Kondo is nothing if not ambitious. One of her chapters is called ‘Teach Your Children How to Fold’. But her global success may be based on the general understanding that clutter, a bit like climate change, is not only a catastrophe we have brought on ourselves, but one that will eventually burn up the mind of mankind. Kondo’s wildly successful Netflix show features a parade of people crying about the too-muchness in their lives. She helps them. ‘These are happy tears,’ a couple says at the close of episode one, after tossing away half the shit they have spent their exhausting lives coveting and collecting. If Kondo had a motto, it might be ‘Bless This House with Less’. She is a very postmodern kind of guru, building an empire by reducing people’s need for empires. ‘Thank you for what you’ve brought to our home,’ people say as she leaves. If capitalism is a cosmic joke, then the pay-off is perhaps to be found in the universe of cleaning shows and Instagram accounts, where nice, ‘normal’ personalities show us how to turn our homes into germless, chemically sprayed miasmas, at little cost to the family budget.

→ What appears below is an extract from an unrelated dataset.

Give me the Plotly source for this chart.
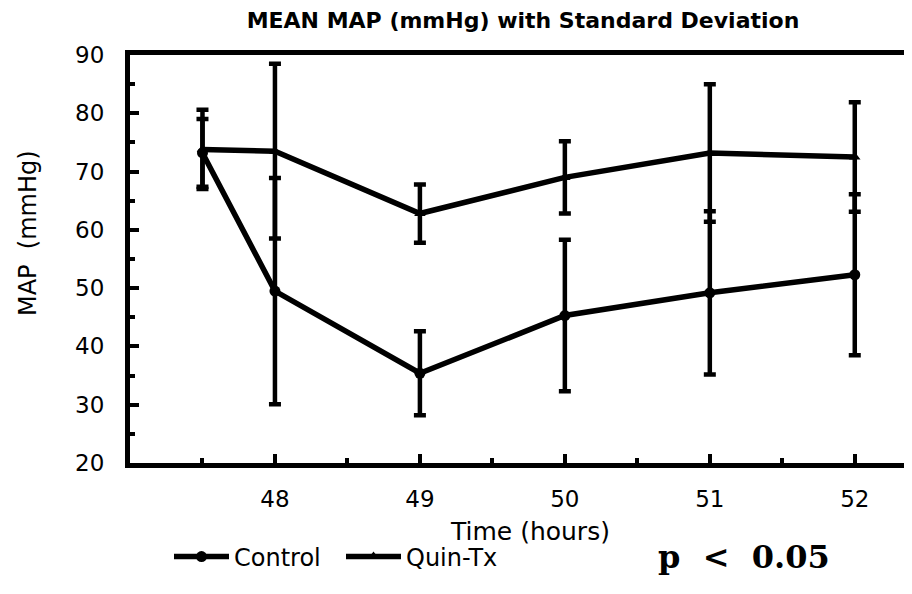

The task is clear: we fold and we unclutter, hoping there might be less of us today than there was yesterday. You start off willing to laugh at Marie Kondo and Mrs Hinch, but you end up, unfortunately, crying along with them, organising a huge heap of old T-shirts in your hall before picking them off one by one, like ancient scabs, and letting the healing begin. Self-help is like that, an insidious corrective to the idea that dirt is fine and clutter is natural and time is insoluble, and a reminder that your modern duty is to get your self-esteem in order.